■ **WHAT THE TASK REQUIRES**
Transcribe everything in the data word for word. Pictures are left out.
## start DATA SHOWN
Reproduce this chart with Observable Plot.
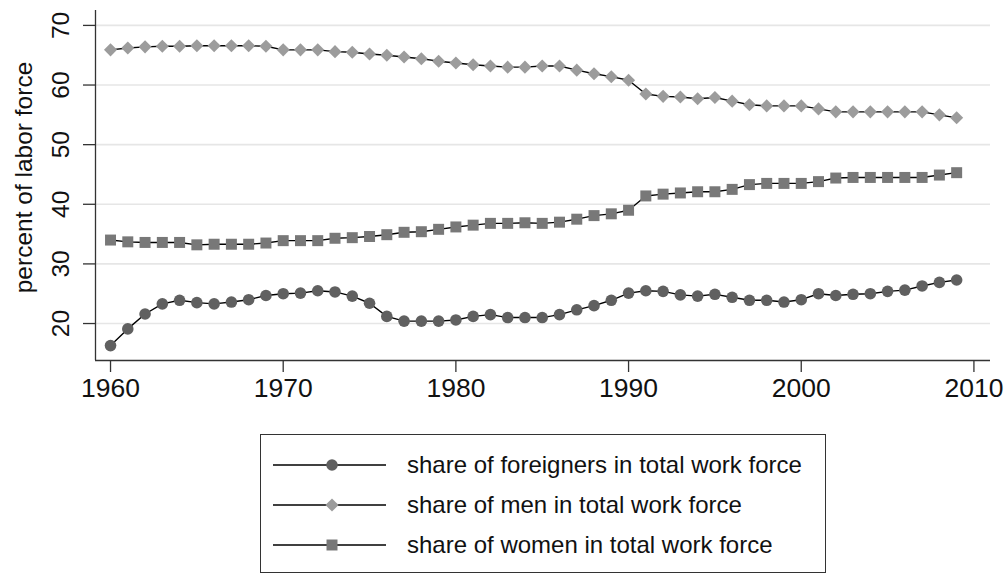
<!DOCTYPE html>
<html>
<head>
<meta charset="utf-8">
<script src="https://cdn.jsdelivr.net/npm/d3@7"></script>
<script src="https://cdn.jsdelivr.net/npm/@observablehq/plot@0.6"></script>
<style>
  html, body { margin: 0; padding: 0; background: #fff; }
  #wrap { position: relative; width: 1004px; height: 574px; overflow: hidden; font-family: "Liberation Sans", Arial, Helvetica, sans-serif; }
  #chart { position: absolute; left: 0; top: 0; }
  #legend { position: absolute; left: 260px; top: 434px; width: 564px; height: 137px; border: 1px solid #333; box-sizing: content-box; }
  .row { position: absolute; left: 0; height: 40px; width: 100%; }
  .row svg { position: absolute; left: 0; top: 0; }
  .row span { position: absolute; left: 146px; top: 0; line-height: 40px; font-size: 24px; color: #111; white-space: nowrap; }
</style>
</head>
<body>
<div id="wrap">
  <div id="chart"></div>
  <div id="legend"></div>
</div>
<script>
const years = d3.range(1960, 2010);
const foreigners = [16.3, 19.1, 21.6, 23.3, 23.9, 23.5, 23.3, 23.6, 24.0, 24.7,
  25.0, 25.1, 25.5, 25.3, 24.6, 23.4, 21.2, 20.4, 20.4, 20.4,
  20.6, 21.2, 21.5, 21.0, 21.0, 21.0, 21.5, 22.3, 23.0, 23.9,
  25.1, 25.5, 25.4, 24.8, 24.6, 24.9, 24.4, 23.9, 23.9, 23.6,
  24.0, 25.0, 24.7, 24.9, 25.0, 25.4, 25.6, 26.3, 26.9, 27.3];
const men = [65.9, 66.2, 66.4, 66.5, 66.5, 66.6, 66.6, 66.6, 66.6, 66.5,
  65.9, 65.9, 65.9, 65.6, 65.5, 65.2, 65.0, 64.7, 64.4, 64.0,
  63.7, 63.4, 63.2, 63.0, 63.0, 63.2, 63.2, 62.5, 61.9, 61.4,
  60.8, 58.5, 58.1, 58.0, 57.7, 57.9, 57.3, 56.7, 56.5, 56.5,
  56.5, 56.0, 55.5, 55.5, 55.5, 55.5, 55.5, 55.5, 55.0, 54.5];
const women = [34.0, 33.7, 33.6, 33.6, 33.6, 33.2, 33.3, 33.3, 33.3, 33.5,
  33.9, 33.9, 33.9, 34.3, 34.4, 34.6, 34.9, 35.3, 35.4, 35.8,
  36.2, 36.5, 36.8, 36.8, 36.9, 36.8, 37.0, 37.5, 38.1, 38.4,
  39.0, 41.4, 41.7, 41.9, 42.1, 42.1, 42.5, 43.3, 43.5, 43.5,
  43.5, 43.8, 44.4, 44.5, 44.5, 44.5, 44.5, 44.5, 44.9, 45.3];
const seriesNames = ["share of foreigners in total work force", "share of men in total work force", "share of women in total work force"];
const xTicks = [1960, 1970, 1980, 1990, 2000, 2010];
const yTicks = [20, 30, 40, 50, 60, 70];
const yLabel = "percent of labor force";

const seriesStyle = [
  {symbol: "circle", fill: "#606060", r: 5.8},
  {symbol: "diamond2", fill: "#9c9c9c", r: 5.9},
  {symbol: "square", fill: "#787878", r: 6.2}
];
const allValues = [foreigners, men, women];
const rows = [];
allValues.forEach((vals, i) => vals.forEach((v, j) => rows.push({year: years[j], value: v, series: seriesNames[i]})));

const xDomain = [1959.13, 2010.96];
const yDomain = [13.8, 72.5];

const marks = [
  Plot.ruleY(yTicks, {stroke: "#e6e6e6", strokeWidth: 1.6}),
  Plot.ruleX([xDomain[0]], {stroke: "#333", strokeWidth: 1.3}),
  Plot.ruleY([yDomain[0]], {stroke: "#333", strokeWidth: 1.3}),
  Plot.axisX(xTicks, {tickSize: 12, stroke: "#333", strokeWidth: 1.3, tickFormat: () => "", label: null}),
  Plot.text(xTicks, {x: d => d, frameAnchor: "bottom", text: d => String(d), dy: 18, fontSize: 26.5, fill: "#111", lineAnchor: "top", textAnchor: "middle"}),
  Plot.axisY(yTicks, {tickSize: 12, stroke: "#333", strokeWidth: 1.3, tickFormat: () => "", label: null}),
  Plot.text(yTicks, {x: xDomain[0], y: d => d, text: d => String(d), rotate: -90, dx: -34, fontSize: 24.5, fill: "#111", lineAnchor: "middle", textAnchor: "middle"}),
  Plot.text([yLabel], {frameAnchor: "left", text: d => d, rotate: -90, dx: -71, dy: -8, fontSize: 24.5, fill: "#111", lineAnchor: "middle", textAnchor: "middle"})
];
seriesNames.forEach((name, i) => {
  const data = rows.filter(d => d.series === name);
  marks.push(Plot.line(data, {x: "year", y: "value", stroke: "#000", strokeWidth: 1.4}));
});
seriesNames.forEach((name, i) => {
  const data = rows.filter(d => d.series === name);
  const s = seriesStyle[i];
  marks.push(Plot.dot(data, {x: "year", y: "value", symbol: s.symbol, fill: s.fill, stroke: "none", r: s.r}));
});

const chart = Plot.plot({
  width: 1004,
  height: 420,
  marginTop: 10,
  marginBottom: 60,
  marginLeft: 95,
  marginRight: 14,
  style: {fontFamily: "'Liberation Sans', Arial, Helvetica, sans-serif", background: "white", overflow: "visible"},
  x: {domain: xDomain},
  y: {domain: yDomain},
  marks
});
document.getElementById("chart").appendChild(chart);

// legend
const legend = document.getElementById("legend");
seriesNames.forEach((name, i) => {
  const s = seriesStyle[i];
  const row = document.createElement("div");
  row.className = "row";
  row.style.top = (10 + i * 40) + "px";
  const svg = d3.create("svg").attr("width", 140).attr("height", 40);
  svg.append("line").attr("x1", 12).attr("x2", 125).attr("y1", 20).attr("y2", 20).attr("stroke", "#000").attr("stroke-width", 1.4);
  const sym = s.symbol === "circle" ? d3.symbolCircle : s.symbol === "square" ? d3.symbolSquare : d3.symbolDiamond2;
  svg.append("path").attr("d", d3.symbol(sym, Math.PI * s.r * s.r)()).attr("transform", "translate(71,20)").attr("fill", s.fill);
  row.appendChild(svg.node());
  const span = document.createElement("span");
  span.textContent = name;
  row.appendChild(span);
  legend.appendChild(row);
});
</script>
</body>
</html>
## end DATA SHOWN
■ **REPLY TO THE TASK**
Reproduce this chart with Observable Plot.
<!DOCTYPE html>
<html>
<head>
<meta charset="utf-8">
<script src="https://cdn.jsdelivr.net/npm/d3@7"></script>
<script src="https://cdn.jsdelivr.net/npm/@observablehq/plot@0.6"></script>
<style>
  html, body { margin: 0; padding: 0; background: #fff; }
  #wrap { position: relative; width: 1004px; height: 574px; overflow: hidden; font-family: "Liberation Sans", Arial, Helvetica, sans-serif; }
  #chart { position: absolute; left: 0; top: 0; }
  #legend { position: absolute; left: 260px; top: 434px; width: 564px; height: 137px; border: 1px solid #333; box-sizing: content-box; }
  .row { position: absolute; left: 0; height: 40px; width: 100%; }
  .row svg { position: absolute; left: 0; top: 0; }
  .row span { position: absolute; left: 146px; top: 0; line-height: 40px; font-size: 24px; color: #111; white-space: nowrap; }
</style>
</head>
<body>
<div id="wrap">
  <div id="chart"></div>
  <div id="legend"></div>
</div>
<script>
const years = d3.range(1960, 2010);
const foreigners = [16.3, 19.1, 21.6, 23.3, 23.9, 23.5, 23.3, 23.6, 24.0, 24.7,
  25.0, 25.1, 25.5, 25.3, 24.6, 23.4, 21.2, 20.4, 20.4, 20.4,
  20.6, 21.2, 21.5, 21.0, 21.0, 21.0, 21.5, 22.3, 23.0, 23.9,
  25.1, 25.5, 25.4, 24.8, 24.6, 24.9, 24.4, 23.9, 23.9, 23.6,
  24.0, 25.0, 24.7, 24.9, 25.0, 25.4, 25.6, 26.3, 26.9, 27.3];
const men = [65.9, 66.2, 66.4, 66.5, 66.5, 66.6, 66.6, 66.6, 66.6, 66.5,
  65.9, 65.9, 65.9, 65.6, 65.5, 65.2, 65.0, 64.7, 64.4, 64.0,
  63.7, 63.4, 63.2, 63.0, 63.0, 63.2, 63.2, 62.5, 61.9, 61.4,
  60.8, 58.5, 58.1, 58.0, 57.7, 57.9, 57.3, 56.7, 56.5, 56.5,
  56.5, 56.0, 55.5, 55.5, 55.5, 55.5, 55.5, 55.5, 55.0, 54.5];
const women = [34.0, 33.7, 33.6, 33.6, 33.6, 33.2, 33.3, 33.3, 33.3, 33.5,
  33.9, 33.9, 33.9, 34.3, 34.4, 34.6, 34.9, 35.3, 35.4, 35.8,
  36.2, 36.5, 36.8, 36.8, 36.9, 36.8, 37.0, 37.5, 38.1, 38.4,
  39.0, 41.4, 41.7, 41.9, 42.1, 42.1, 42.5, 43.3, 43.5, 43.5,
  43.5, 43.8, 44.4, 44.5, 44.5, 44.5, 44.5, 44.5, 44.9, 45.3];
const seriesNames = ["share of foreigners in total work force", "share of men in total work force", "share of women in total work force"];
const xTicks = [1960, 1970, 1980, 1990, 2000, 2010];
const yTicks = [20, 30, 40, 50, 60, 70];
const yLabel = "percent of labor force";

const seriesStyle = [
  {symbol: "circle", fill: "#606060", r: 5.8},
  {symbol: "diamond2", fill: "#9c9c9c", r: 5.9},
  {symbol: "square", fill: "#787878", r: 6.2}
];
const allValues = [foreigners, men, women];
const rows = [];
allValues.forEach((vals, i) => vals.forEach((v, j) => rows.push({year: years[j], value: v, series: seriesNames[i]})));

const xDomain = [1959.13, 2010.96];
const yDomain = [13.8, 72.5];

const marks = [
  Plot.ruleY(yTicks, {stroke: "#e6e6e6", strokeWidth: 1.6}),
  Plot.ruleX([xDomain[0]], {stroke: "#333", strokeWidth: 1.3}),
  Plot.ruleY([yDomain[0]], {stroke: "#333", strokeWidth: 1.3}),
  Plot.axisX(xTicks, {tickSize: 12, stroke: "#333", strokeWidth: 1.3, tickFormat: () => "", label: null}),
  Plot.text(xTicks, {x: d => d, frameAnchor: "bottom", text: d => String(d), dy: 18, fontSize: 26.5, fill: "#111", lineAnchor: "top", textAnchor: "middle"}),
  Plot.axisY(yTicks, {tickSize: 12, stroke: "#333", strokeWidth: 1.3, tickFormat: () => "", label: null}),
  Plot.text(yTicks, {x: xDomain[0], y: d => d, text: d => String(d), rotate: -90, dx: -34, fontSize: 24.5, fill: "#111", lineAnchor: "middle", textAnchor: "middle"}),
  Plot.text([yLabel], {frameAnchor: "left", text: d => d, rotate: -90, dx: -71, dy: -8, fontSize: 24.5, fill: "#111", lineAnchor: "middle", textAnchor: "middle"})
];
seriesNames.forEach((name, i) => {
  const data = rows.filter(d => d.series === name);
  marks.push(Plot.line(data, {x: "year", y: "value", stroke: "#000", strokeWidth: 1.4}));
});
seriesNames.forEach((name, i) => {
  const data = rows.filter(d => d.series === name);
  const s = seriesStyle[i];
  marks.push(Plot.dot(data, {x: "year", y: "value", symbol: s.symbol, fill: s.fill, stroke: "none", r: s.r}));
});

const chart = Plot.plot({
  width: 1004,
  height: 420,
  marginTop: 10,
  marginBottom: 60,
  marginLeft: 95,
  marginRight: 14,
  style: {fontFamily: "'Liberation Sans', Arial, Helvetica, sans-serif", background: "white", overflow: "visible"},
  x: {domain: xDomain},
  y: {domain: yDomain},
  marks
});
document.getElementById("chart").appendChild(chart);

// legend
const legend = document.getElementById("legend");
seriesNames.forEach((name, i) => {
  const s = seriesStyle[i];
  const row = document.createElement("div");
  row.className = "row";
  row.style.top = (10 + i * 40) + "px";
  const svg = d3.create("svg").attr("width", 140).attr("height", 40);
  svg.append("line").attr("x1", 12).attr("x2", 125).attr("y1", 20).attr("y2", 20).attr("stroke", "#000").attr("stroke-width", 1.4);
  const sym = s.symbol === "circle" ? d3.symbolCircle : s.symbol === "square" ? d3.symbolSquare : d3.symbolDiamond2;
  svg.append("path").attr("d", d3.symbol(sym, Math.PI * s.r * s.r)()).attr("transform", "translate(71,20)").attr("fill", s.fill);
  row.appendChild(svg.node());
  const span = document.createElement("span");
  span.textContent = name;
  row.appendChild(span);
  legend.appendChild(row);
});
</script>
</body>
</html>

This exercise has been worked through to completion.